Rows from a dataset of charts and code:

==*==

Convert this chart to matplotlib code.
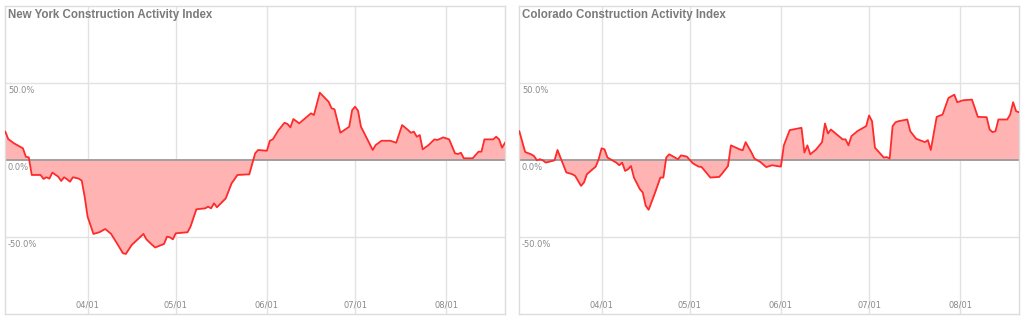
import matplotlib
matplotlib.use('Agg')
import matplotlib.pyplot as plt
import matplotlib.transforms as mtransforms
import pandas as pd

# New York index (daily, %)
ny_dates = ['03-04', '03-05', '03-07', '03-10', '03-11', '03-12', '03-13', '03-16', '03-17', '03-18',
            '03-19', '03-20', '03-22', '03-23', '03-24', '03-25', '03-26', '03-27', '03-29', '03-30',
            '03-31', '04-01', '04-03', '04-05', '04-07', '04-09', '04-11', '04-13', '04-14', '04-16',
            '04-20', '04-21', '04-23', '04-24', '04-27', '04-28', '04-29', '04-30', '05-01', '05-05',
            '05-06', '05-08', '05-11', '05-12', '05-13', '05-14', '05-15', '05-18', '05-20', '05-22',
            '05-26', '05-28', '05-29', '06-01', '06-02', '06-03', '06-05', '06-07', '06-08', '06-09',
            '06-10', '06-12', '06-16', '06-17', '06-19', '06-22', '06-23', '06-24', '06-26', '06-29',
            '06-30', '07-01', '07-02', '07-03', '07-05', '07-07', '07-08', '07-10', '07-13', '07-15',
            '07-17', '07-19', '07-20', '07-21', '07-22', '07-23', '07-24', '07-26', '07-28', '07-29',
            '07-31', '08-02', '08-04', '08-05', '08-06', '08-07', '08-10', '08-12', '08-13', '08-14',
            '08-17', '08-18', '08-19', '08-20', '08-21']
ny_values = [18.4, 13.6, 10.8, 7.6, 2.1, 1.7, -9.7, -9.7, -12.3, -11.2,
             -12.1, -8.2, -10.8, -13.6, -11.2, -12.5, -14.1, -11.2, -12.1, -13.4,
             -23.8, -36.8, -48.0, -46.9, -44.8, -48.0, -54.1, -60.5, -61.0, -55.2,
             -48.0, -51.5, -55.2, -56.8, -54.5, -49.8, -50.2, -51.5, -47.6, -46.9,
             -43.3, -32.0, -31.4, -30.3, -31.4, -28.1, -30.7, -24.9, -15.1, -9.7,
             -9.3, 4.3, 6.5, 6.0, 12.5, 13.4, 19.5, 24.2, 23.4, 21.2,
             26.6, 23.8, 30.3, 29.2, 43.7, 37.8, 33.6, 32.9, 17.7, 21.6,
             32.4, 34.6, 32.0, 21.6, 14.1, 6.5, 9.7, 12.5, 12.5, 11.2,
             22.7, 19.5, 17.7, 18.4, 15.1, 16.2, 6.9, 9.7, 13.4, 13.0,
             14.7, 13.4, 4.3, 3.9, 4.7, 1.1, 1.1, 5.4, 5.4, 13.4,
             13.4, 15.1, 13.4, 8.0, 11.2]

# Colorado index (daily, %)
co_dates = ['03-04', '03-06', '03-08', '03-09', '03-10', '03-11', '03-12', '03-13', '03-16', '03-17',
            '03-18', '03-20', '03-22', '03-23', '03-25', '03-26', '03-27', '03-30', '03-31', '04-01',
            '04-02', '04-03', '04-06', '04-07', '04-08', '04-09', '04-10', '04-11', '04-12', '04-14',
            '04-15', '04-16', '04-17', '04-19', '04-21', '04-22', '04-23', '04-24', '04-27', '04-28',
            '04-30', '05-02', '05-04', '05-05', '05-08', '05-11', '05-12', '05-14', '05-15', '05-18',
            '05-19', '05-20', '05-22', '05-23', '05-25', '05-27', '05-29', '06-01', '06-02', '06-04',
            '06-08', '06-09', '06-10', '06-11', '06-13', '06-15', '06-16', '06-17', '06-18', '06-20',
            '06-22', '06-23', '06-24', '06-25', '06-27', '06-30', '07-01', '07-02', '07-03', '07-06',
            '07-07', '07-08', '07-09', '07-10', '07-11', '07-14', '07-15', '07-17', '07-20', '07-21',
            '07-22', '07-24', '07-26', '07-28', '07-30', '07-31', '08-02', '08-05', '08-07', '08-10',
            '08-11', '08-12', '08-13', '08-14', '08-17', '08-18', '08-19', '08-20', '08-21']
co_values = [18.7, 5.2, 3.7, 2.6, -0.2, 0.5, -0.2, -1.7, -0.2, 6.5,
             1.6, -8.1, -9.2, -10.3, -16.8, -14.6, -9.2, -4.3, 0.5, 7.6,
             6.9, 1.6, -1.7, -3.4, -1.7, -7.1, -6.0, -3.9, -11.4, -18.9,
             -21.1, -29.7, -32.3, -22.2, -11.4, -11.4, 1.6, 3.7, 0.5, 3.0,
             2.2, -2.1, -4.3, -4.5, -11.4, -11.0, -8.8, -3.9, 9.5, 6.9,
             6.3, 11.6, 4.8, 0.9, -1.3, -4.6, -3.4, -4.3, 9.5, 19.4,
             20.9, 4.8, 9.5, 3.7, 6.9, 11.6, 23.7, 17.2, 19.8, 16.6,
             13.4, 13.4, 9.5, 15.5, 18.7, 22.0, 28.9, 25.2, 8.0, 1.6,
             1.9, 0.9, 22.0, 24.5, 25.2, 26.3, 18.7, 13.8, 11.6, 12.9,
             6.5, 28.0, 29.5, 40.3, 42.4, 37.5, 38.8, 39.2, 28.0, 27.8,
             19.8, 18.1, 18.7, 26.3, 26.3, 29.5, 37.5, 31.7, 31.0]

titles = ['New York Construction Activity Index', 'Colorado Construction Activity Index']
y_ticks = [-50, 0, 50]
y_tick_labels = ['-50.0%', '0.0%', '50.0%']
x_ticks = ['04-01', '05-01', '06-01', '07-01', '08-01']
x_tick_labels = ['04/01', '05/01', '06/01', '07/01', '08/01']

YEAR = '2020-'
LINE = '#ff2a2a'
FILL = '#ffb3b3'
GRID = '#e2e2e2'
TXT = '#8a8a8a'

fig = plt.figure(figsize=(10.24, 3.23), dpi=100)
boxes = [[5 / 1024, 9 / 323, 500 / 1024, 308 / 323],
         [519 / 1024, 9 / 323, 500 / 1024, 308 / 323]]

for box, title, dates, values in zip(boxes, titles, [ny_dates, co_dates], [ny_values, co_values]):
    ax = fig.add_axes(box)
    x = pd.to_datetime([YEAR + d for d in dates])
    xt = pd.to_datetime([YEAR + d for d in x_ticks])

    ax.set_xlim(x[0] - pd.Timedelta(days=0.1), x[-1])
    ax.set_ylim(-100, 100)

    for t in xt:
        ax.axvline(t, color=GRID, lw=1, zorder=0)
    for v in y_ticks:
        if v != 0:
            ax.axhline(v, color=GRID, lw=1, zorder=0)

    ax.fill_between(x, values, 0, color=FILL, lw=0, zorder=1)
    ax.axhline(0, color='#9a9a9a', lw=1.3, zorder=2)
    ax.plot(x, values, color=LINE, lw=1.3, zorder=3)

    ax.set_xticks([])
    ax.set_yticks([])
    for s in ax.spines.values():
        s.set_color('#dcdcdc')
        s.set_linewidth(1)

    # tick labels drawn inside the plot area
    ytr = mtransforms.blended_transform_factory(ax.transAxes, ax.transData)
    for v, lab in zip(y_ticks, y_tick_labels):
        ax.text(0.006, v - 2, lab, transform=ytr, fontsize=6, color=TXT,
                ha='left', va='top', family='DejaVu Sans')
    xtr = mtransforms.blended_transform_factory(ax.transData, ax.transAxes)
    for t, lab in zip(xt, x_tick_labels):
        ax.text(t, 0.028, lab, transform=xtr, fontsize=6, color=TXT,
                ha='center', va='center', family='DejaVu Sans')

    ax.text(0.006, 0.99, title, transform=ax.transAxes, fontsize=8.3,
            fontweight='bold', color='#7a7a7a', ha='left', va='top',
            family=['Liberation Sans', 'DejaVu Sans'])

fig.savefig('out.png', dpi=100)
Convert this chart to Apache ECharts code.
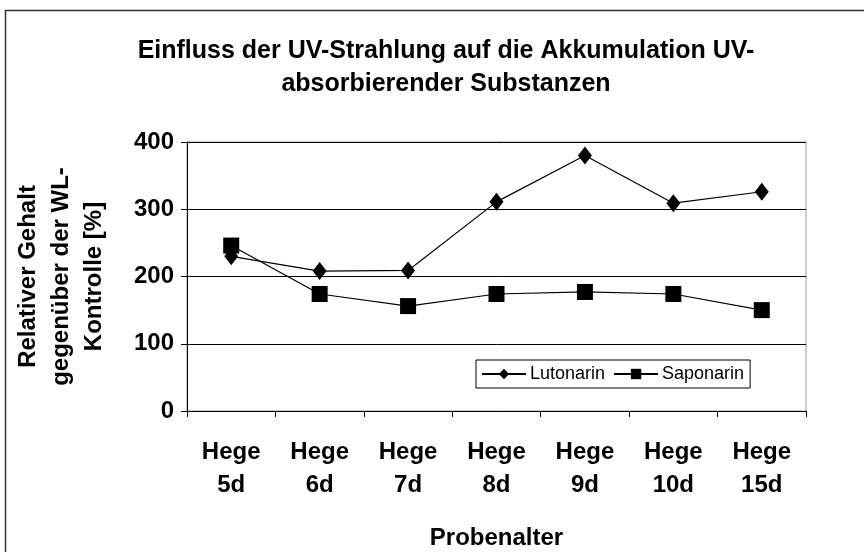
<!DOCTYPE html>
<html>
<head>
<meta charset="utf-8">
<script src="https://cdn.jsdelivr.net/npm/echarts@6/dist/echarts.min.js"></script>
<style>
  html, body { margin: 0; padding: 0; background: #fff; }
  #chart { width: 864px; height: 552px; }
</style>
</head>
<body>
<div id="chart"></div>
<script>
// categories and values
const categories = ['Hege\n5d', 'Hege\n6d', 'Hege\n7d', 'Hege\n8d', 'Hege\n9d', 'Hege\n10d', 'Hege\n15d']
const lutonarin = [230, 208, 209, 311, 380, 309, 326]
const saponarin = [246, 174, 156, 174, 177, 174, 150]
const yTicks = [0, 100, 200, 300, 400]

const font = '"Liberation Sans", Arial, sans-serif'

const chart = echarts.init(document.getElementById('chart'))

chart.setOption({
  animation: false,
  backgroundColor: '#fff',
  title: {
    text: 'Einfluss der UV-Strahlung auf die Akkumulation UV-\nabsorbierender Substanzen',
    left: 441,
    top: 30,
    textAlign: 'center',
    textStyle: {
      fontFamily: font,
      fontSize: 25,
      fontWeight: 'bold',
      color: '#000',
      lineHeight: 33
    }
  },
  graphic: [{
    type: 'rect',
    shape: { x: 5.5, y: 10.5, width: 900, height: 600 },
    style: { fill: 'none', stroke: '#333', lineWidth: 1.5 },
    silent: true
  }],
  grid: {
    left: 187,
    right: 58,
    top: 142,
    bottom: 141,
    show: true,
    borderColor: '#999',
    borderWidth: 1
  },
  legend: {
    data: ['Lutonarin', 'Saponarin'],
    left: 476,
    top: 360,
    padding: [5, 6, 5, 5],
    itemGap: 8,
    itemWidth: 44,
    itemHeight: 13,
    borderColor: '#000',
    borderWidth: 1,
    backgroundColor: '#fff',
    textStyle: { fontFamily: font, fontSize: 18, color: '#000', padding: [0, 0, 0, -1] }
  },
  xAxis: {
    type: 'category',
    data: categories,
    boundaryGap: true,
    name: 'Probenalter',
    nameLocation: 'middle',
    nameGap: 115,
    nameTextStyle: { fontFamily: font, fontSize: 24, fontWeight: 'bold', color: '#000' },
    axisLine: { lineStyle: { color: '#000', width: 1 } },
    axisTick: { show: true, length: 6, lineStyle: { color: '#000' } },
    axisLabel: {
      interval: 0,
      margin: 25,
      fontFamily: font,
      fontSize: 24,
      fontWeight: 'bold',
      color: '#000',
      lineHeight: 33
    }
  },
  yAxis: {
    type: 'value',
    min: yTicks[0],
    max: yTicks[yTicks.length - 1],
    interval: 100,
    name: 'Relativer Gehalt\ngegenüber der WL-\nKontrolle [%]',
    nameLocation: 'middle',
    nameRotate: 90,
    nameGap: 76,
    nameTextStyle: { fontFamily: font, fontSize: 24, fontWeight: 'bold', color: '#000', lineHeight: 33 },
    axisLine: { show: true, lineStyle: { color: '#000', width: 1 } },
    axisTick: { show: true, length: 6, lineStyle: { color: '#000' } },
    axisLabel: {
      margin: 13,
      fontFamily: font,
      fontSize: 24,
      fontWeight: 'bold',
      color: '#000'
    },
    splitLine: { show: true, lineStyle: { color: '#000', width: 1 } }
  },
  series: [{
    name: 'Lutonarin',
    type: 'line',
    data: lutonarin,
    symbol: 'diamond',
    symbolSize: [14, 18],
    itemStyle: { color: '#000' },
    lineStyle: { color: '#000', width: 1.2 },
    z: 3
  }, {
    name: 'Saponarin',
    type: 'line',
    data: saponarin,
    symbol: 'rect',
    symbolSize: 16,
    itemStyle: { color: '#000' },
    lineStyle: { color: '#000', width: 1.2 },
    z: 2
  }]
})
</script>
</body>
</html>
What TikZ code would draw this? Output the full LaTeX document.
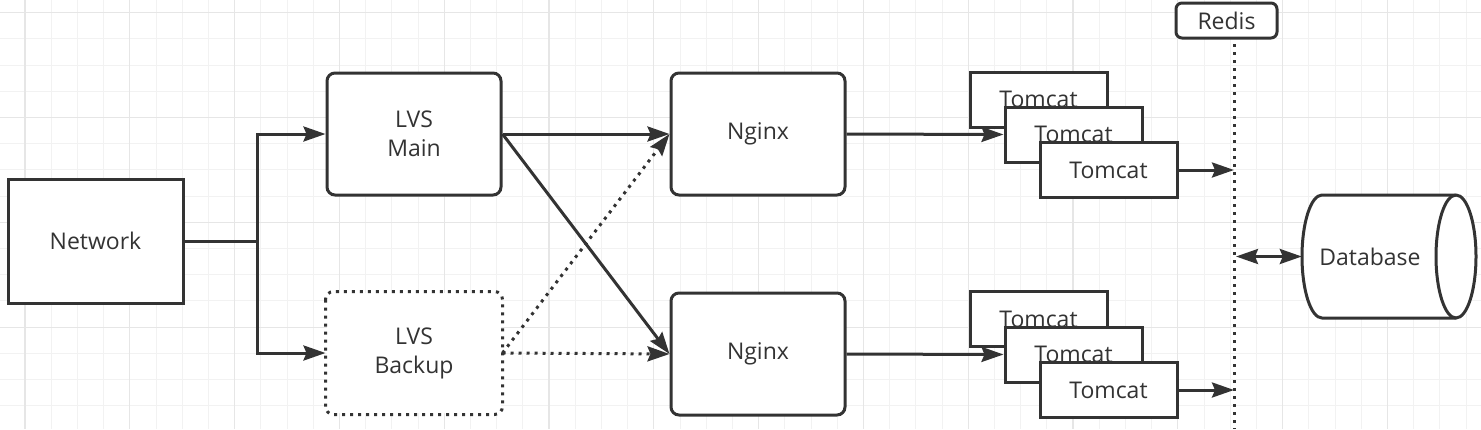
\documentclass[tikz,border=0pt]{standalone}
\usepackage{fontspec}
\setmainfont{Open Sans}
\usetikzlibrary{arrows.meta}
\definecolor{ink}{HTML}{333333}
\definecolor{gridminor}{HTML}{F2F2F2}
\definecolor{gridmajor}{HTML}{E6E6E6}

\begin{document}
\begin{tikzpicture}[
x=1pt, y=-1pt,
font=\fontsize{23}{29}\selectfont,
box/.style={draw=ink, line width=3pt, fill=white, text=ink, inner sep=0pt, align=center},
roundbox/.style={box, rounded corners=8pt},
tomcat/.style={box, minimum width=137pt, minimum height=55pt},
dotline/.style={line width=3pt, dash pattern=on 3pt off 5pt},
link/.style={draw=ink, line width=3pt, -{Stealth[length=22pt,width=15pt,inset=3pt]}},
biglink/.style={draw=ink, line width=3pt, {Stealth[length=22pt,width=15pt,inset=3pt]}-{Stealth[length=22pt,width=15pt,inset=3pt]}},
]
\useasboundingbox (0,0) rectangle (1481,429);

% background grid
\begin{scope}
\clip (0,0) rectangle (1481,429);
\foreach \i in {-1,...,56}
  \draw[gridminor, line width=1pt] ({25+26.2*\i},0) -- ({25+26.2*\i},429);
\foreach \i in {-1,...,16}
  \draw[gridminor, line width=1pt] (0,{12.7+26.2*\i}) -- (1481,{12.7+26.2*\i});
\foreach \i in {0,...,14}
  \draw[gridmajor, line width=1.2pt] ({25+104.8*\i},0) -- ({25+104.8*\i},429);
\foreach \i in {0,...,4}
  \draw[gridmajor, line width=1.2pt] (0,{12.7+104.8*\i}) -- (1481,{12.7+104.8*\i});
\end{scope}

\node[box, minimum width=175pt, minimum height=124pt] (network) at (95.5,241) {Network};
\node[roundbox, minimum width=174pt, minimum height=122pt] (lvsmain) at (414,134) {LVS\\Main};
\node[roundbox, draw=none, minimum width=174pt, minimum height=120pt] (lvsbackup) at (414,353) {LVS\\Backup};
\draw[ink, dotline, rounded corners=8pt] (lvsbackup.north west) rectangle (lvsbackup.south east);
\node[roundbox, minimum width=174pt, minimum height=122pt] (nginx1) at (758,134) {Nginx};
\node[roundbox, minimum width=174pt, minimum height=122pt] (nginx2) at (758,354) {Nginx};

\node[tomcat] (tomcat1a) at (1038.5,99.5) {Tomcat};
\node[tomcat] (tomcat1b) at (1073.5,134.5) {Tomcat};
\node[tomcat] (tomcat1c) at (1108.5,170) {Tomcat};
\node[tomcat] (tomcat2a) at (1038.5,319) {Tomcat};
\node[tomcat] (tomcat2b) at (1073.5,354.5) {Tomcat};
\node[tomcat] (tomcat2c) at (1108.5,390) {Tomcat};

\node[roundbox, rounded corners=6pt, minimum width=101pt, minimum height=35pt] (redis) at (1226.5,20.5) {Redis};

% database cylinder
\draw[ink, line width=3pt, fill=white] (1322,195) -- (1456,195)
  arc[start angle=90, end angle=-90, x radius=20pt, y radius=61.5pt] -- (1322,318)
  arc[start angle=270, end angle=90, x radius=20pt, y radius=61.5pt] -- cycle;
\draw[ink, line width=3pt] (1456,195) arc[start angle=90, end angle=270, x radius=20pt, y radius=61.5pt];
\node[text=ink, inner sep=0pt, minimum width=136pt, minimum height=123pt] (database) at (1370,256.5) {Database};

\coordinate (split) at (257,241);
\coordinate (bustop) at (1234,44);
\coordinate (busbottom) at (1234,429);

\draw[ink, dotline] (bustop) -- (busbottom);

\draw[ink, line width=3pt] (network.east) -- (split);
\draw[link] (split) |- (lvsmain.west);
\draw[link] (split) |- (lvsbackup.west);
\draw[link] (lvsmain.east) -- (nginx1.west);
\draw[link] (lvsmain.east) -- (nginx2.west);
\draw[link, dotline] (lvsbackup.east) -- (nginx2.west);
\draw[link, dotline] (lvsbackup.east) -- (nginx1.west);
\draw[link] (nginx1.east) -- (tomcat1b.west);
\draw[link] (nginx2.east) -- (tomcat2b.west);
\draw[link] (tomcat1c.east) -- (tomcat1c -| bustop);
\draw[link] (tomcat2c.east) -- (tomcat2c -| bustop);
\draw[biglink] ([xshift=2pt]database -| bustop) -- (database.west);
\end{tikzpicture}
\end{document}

==*==

* **TASK STATEMENT**
Give back, unchanged, each line from the one containing "Convert this chart to Apache ECharts code." through the one containing "const chart = echarts.init(document.getElementById('chart'))". Pictures are to be left out.

* **ANSWER TO THIS PROBLEM**
Convert this chart to Apache ECharts code.
<!DOCTYPE html>
<html>
<head>
<meta charset="utf-8">
<script src="https://cdn.jsdelivr.net/npm/echarts@6/dist/echarts.min.js"></script>
<style>
  html, body { margin: 0; padding: 0; background: #fff; }
  #chart { width: 864px; height: 552px; }
</style>
</head>
<body>
<div id="chart"></div>
<script>
// categories and values
const categories = ['Hege\n5d', 'Hege\n6d', 'Hege\n7d', 'Hege\n8d', 'Hege\n9d', 'Hege\n10d', 'Hege\n15d']
const lutonarin = [230, 208, 209, 311, 380, 309, 326]
const saponarin = [246, 174, 156, 174, 177, 174, 150]
const yTicks = [0, 100, 200, 300, 400]

const font = '"Liberation Sans", Arial, sans-serif'

const chart = echarts.init(document.getElementById('chart'))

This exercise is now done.